Exercise:
All the data should be repeated exactly. Any image in it is left out.

* START *

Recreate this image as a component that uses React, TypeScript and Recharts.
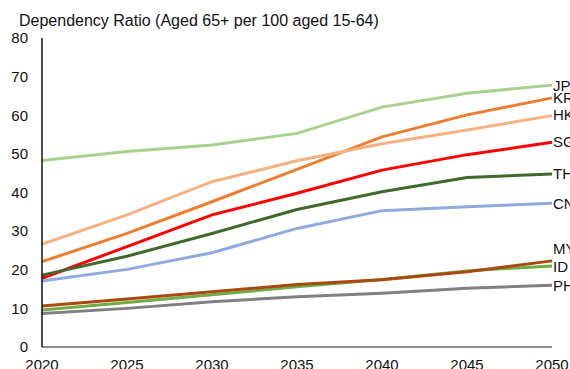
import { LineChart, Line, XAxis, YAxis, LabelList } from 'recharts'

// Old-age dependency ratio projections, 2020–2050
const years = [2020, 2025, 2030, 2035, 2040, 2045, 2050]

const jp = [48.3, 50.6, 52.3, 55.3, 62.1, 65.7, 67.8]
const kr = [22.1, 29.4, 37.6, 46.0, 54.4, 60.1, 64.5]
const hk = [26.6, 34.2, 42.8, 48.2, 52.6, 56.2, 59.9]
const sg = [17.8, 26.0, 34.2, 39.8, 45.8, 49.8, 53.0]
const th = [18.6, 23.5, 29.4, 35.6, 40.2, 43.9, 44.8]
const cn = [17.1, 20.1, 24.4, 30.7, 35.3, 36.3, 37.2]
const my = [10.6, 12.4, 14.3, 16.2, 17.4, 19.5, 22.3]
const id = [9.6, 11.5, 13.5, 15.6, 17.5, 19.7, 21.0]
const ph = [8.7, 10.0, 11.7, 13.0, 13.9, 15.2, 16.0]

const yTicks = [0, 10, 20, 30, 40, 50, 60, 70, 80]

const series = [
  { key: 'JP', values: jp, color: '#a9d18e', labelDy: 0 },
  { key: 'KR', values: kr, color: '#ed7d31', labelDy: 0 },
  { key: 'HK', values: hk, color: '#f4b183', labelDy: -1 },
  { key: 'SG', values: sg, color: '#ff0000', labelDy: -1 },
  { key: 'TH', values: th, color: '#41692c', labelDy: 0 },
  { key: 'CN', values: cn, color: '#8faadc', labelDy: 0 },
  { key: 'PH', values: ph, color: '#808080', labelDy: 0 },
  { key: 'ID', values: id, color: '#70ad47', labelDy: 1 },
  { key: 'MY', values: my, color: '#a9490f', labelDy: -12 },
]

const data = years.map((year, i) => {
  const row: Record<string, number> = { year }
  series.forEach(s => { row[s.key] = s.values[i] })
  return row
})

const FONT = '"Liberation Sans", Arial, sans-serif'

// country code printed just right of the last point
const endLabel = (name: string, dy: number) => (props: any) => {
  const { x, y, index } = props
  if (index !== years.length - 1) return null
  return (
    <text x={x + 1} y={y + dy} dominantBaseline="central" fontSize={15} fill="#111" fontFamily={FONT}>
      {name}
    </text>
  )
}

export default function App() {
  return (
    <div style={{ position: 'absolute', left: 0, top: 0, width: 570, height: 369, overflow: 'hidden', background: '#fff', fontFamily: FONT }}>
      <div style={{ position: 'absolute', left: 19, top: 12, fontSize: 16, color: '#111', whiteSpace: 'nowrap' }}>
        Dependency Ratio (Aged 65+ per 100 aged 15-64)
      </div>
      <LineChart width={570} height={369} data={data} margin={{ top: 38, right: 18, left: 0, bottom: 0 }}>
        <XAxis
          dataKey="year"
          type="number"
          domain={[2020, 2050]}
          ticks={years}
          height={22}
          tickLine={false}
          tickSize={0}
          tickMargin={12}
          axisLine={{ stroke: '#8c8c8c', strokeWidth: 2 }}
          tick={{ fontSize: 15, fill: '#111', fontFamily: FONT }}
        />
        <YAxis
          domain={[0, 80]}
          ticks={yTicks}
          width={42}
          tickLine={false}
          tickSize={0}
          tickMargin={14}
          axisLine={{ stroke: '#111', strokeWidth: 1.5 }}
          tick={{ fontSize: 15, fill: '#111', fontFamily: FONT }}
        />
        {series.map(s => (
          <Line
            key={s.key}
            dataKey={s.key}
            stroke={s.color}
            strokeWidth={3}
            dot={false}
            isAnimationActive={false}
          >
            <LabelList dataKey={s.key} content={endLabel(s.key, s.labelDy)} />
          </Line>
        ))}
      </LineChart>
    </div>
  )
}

* END *

Exercise result:
Recreate this image as a component that uses React, TypeScript and Recharts.
import { LineChart, Line, XAxis, YAxis, LabelList } from 'recharts'

// Old-age dependency ratio projections, 2020–2050
const years = [2020, 2025, 2030, 2035, 2040, 2045, 2050]

const jp = [48.3, 50.6, 52.3, 55.3, 62.1, 65.7, 67.8]
const kr = [22.1, 29.4, 37.6, 46.0, 54.4, 60.1, 64.5]
const hk = [26.6, 34.2, 42.8, 48.2, 52.6, 56.2, 59.9]
const sg = [17.8, 26.0, 34.2, 39.8, 45.8, 49.8, 53.0]
const th = [18.6, 23.5, 29.4, 35.6, 40.2, 43.9, 44.8]
const cn = [17.1, 20.1, 24.4, 30.7, 35.3, 36.3, 37.2]
const my = [10.6, 12.4, 14.3, 16.2, 17.4, 19.5, 22.3]
const id = [9.6, 11.5, 13.5, 15.6, 17.5, 19.7, 21.0]
const ph = [8.7, 10.0, 11.7, 13.0, 13.9, 15.2, 16.0]

const yTicks = [0, 10, 20, 30, 40, 50, 60, 70, 80]

const series = [
  { key: 'JP', values: jp, color: '#a9d18e', labelDy: 0 },
  { key: 'KR', values: kr, color: '#ed7d31', labelDy: 0 },
  { key: 'HK', values: hk, color: '#f4b183', labelDy: -1 },
  { key: 'SG', values: sg, color: '#ff0000', labelDy: -1 },
  { key: 'TH', values: th, color: '#41692c', labelDy: 0 },
  { key: 'CN', values: cn, color: '#8faadc', labelDy: 0 },
  { key: 'PH', values: ph, color: '#808080', labelDy: 0 },
  { key: 'ID', values: id, color: '#70ad47', labelDy: 1 },
  { key: 'MY', values: my, color: '#a9490f', labelDy: -12 },
]

const data = years.map((year, i) => {
  const row: Record<string, number> = { year }
  series.forEach(s => { row[s.key] = s.values[i] })
  return row
})

const FONT = '"Liberation Sans", Arial, sans-serif'

// country code printed just right of the last point
const endLabel = (name: string, dy: number) => (props: any) => {
  const { x, y, index } = props
  if (index !== years.length - 1) return null
  return (
    <text x={x + 1} y={y + dy} dominantBaseline="central" fontSize={15} fill="#111" fontFamily={FONT}>
      {name}
    </text>
  )
}

export default function App() {
  return (
    <div style={{ position: 'absolute', left: 0, top: 0, width: 570, height: 369, overflow: 'hidden', background: '#fff', fontFamily: FONT }}>
      <div style={{ position: 'absolute', left: 19, top: 12, fontSize: 16, color: '#111', whiteSpace: 'nowrap' }}>
        Dependency Ratio (Aged 65+ per 100 aged 15-64)
      </div>
      <LineChart width={570} height={369} data={data} margin={{ top: 38, right: 18, left: 0, bottom: 0 }}>
        <XAxis
          dataKey="year"
          type="number"
          domain={[2020, 2050]}
          ticks={years}
          height={22}
          tickLine={false}
          tickSize={0}
          tickMargin={12}
          axisLine={{ stroke: '#8c8c8c', strokeWidth: 2 }}
          tick={{ fontSize: 15, fill: '#111', fontFamily: FONT }}
        />
        <YAxis
          domain={[0, 80]}
          ticks={yTicks}
          width={42}
          tickLine={false}
          tickSize={0}
          tickMargin={14}
          axisLine={{ stroke: '#111', strokeWidth: 1.5 }}
          tick={{ fontSize: 15, fill: '#111', fontFamily: FONT }}
        />
        {series.map(s => (
          <Line
            key={s.key}
            dataKey={s.key}
            stroke={s.color}
            strokeWidth={3}
            dot={false}
            isAnimationActive={false}
          >
            <LabelList dataKey={s.key} content={endLabel(s.key, s.labelDy)} />
          </Line>
        ))}
      </LineChart>
    </div>
  )
}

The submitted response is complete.